» **WHAT THIS TASK INVOLVES**:
With the images removed, repeat the data below exactly.
** start SOURCE EXCERPT **
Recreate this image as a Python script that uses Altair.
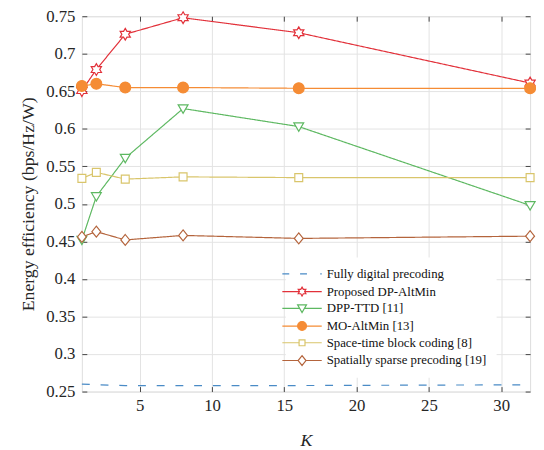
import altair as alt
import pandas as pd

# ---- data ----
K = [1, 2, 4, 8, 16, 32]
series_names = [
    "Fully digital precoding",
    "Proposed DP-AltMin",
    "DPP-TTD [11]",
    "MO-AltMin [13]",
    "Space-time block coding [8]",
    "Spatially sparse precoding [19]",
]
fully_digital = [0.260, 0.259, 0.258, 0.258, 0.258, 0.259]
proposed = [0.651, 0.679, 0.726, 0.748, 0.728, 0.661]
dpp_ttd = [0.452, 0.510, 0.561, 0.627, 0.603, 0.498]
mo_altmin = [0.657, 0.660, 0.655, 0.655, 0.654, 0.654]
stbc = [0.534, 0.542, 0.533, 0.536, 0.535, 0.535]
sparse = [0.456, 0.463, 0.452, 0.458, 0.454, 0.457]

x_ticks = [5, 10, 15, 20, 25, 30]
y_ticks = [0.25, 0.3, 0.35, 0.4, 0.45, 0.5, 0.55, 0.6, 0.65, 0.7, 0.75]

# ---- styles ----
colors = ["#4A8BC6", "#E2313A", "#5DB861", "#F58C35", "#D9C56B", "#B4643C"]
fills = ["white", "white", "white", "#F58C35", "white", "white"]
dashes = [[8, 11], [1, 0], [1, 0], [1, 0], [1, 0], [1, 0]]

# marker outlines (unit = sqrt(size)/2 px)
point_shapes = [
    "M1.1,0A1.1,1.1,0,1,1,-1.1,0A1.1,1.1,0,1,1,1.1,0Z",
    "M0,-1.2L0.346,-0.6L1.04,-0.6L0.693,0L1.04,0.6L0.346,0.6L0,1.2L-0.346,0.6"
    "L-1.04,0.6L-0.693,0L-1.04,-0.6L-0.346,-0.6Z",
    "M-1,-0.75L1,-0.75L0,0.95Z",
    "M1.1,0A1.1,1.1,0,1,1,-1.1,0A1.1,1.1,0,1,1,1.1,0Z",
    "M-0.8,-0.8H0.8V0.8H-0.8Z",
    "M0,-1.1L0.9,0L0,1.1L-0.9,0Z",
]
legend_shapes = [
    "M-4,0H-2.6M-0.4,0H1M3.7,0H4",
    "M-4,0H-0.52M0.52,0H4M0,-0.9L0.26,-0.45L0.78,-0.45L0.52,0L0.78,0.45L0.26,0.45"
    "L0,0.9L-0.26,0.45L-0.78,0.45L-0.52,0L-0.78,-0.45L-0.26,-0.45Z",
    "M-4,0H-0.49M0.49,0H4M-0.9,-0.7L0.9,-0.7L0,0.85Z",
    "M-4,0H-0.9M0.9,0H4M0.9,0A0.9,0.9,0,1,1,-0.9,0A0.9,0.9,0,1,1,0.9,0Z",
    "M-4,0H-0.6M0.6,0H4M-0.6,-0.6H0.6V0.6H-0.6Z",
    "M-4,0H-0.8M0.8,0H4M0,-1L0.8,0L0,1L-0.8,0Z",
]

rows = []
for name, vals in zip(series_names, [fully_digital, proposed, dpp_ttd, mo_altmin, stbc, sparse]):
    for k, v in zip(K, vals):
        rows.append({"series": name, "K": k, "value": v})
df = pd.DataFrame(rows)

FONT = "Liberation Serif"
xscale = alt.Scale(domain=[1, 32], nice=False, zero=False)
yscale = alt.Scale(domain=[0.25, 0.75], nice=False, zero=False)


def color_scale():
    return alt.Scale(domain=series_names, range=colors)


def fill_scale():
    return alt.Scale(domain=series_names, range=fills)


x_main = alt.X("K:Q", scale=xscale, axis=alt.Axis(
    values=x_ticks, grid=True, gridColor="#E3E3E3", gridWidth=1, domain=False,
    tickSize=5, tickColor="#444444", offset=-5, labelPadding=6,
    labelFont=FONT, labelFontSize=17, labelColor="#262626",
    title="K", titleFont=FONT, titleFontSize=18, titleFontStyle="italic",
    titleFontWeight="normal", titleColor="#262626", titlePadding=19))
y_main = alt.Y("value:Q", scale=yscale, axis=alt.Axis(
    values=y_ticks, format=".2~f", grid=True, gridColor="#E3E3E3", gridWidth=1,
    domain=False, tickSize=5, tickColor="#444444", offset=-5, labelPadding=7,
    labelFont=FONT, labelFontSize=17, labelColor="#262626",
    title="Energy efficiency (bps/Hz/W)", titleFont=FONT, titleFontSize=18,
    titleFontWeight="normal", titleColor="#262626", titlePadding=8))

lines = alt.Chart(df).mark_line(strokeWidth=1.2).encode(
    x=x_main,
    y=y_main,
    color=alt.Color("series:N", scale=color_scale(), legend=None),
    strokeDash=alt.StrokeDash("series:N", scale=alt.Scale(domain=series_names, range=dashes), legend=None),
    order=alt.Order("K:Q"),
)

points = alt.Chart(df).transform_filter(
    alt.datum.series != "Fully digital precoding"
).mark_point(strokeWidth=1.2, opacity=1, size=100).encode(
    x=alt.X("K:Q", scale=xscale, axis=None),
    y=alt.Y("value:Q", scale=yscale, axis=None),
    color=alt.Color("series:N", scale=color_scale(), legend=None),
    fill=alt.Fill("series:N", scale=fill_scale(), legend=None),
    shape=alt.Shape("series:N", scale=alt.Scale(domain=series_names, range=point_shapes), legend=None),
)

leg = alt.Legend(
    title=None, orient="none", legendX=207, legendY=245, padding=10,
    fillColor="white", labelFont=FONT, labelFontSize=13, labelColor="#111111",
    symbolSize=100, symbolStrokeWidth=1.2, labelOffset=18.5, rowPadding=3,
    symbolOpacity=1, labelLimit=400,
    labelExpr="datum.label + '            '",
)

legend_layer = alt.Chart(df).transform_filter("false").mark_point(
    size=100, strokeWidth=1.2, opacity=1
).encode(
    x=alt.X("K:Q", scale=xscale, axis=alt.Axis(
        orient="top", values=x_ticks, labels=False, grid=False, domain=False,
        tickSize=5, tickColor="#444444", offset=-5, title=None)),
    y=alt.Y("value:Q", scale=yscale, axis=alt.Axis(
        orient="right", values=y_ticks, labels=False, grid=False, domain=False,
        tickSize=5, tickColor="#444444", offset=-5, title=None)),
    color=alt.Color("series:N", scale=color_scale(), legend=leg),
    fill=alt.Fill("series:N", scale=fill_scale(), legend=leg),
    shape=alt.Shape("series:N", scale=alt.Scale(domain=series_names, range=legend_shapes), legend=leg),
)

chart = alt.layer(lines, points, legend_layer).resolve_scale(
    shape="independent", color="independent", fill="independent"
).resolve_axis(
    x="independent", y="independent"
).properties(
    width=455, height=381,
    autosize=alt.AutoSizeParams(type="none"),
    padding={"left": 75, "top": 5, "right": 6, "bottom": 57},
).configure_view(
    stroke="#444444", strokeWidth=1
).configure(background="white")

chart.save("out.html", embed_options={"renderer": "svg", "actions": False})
** end SOURCE EXCERPT **
» **RESULT FOR THIS EXERCISE**:
Recreate this image as a Python script that uses Altair.
import altair as alt
import pandas as pd

# ---- data ----
K = [1, 2, 4, 8, 16, 32]
series_names = [
    "Fully digital precoding",
    "Proposed DP-AltMin",
    "DPP-TTD [11]",
    "MO-AltMin [13]",
    "Space-time block coding [8]",
    "Spatially sparse precoding [19]",
]
fully_digital = [0.260, 0.259, 0.258, 0.258, 0.258, 0.259]
proposed = [0.651, 0.679, 0.726, 0.748, 0.728, 0.661]
dpp_ttd = [0.452, 0.510, 0.561, 0.627, 0.603, 0.498]
mo_altmin = [0.657, 0.660, 0.655, 0.655, 0.654, 0.654]
stbc = [0.534, 0.542, 0.533, 0.536, 0.535, 0.535]
sparse = [0.456, 0.463, 0.452, 0.458, 0.454, 0.457]

x_ticks = [5, 10, 15, 20, 25, 30]
y_ticks = [0.25, 0.3, 0.35, 0.4, 0.45, 0.5, 0.55, 0.6, 0.65, 0.7, 0.75]

# ---- styles ----
colors = ["#4A8BC6", "#E2313A", "#5DB861", "#F58C35", "#D9C56B", "#B4643C"]
fills = ["white", "white", "white", "#F58C35", "white", "white"]
dashes = [[8, 11], [1, 0], [1, 0], [1, 0], [1, 0], [1, 0]]

# marker outlines (unit = sqrt(size)/2 px)
point_shapes = [
    "M1.1,0A1.1,1.1,0,1,1,-1.1,0A1.1,1.1,0,1,1,1.1,0Z",
    "M0,-1.2L0.346,-0.6L1.04,-0.6L0.693,0L1.04,0.6L0.346,0.6L0,1.2L-0.346,0.6"
    "L-1.04,0.6L-0.693,0L-1.04,-0.6L-0.346,-0.6Z",
    "M-1,-0.75L1,-0.75L0,0.95Z",
    "M1.1,0A1.1,1.1,0,1,1,-1.1,0A1.1,1.1,0,1,1,1.1,0Z",
    "M-0.8,-0.8H0.8V0.8H-0.8Z",
    "M0,-1.1L0.9,0L0,1.1L-0.9,0Z",
]
legend_shapes = [
    "M-4,0H-2.6M-0.4,0H1M3.7,0H4",
    "M-4,0H-0.52M0.52,0H4M0,-0.9L0.26,-0.45L0.78,-0.45L0.52,0L0.78,0.45L0.26,0.45"
    "L0,0.9L-0.26,0.45L-0.78,0.45L-0.52,0L-0.78,-0.45L-0.26,-0.45Z",
    "M-4,0H-0.49M0.49,0H4M-0.9,-0.7L0.9,-0.7L0,0.85Z",
    "M-4,0H-0.9M0.9,0H4M0.9,0A0.9,0.9,0,1,1,-0.9,0A0.9,0.9,0,1,1,0.9,0Z",
    "M-4,0H-0.6M0.6,0H4M-0.6,-0.6H0.6V0.6H-0.6Z",
    "M-4,0H-0.8M0.8,0H4M0,-1L0.8,0L0,1L-0.8,0Z",
]

rows = []
for name, vals in zip(series_names, [fully_digital, proposed, dpp_ttd, mo_altmin, stbc, sparse]):
    for k, v in zip(K, vals):
        rows.append({"series": name, "K": k, "value": v})
df = pd.DataFrame(rows)

FONT = "Liberation Serif"
xscale = alt.Scale(domain=[1, 32], nice=False, zero=False)
yscale = alt.Scale(domain=[0.25, 0.75], nice=False, zero=False)


def color_scale():
    return alt.Scale(domain=series_names, range=colors)


def fill_scale():
    return alt.Scale(domain=series_names, range=fills)


x_main = alt.X("K:Q", scale=xscale, axis=alt.Axis(
    values=x_ticks, grid=True, gridColor="#E3E3E3", gridWidth=1, domain=False,
    tickSize=5, tickColor="#444444", offset=-5, labelPadding=6,
    labelFont=FONT, labelFontSize=17, labelColor="#262626",
    title="K", titleFont=FONT, titleFontSize=18, titleFontStyle="italic",
    titleFontWeight="normal", titleColor="#262626", titlePadding=19))
y_main = alt.Y("value:Q", scale=yscale, axis=alt.Axis(
    values=y_ticks, format=".2~f", grid=True, gridColor="#E3E3E3", gridWidth=1,
    domain=False, tickSize=5, tickColor="#444444", offset=-5, labelPadding=7,
    labelFont=FONT, labelFontSize=17, labelColor="#262626",
    title="Energy efficiency (bps/Hz/W)", titleFont=FONT, titleFontSize=18,
    titleFontWeight="normal", titleColor="#262626", titlePadding=8))

lines = alt.Chart(df).mark_line(strokeWidth=1.2).encode(
    x=x_main,
    y=y_main,
    color=alt.Color("series:N", scale=color_scale(), legend=None),
    strokeDash=alt.StrokeDash("series:N", scale=alt.Scale(domain=series_names, range=dashes), legend=None),
    order=alt.Order("K:Q"),
)

points = alt.Chart(df).transform_filter(
    alt.datum.series != "Fully digital precoding"
).mark_point(strokeWidth=1.2, opacity=1, size=100).encode(
    x=alt.X("K:Q", scale=xscale, axis=None),
    y=alt.Y("value:Q", scale=yscale, axis=None),
    color=alt.Color("series:N", scale=color_scale(), legend=None),
    fill=alt.Fill("series:N", scale=fill_scale(), legend=None),
    shape=alt.Shape("series:N", scale=alt.Scale(domain=series_names, range=point_shapes), legend=None),
)

leg = alt.Legend(
    title=None, orient="none", legendX=207, legendY=245, padding=10,
    fillColor="white", labelFont=FONT, labelFontSize=13, labelColor="#111111",
    symbolSize=100, symbolStrokeWidth=1.2, labelOffset=18.5, rowPadding=3,
    symbolOpacity=1, labelLimit=400,
    labelExpr="datum.label + '            '",
)

legend_layer = alt.Chart(df).transform_filter("false").mark_point(
    size=100, strokeWidth=1.2, opacity=1
).encode(
    x=alt.X("K:Q", scale=xscale, axis=alt.Axis(
        orient="top", values=x_ticks, labels=False, grid=False, domain=False,
        tickSize=5, tickColor="#444444", offset=-5, title=None)),
    y=alt.Y("value:Q", scale=yscale, axis=alt.Axis(
        orient="right", values=y_ticks, labels=False, grid=False, domain=False,
        tickSize=5, tickColor="#444444", offset=-5, title=None)),
    color=alt.Color("series:N", scale=color_scale(), legend=leg),
    fill=alt.Fill("series:N", scale=fill_scale(), legend=leg),
    shape=alt.Shape("series:N", scale=alt.Scale(domain=series_names, range=legend_shapes), legend=leg),
)

chart = alt.layer(lines, points, legend_layer).resolve_scale(
    shape="independent", color="independent", fill="independent"
).resolve_axis(
    x="independent", y="independent"
).properties(
    width=455, height=381,
    autosize=alt.AutoSizeParams(type="none"),
    padding={"left": 75, "top": 5, "right": 6, "bottom": 57},
).configure_view(
    stroke="#444444", strokeWidth=1
).configure(background="white")

chart.save("out.html", embed_options={"renderer": "svg", "actions": False})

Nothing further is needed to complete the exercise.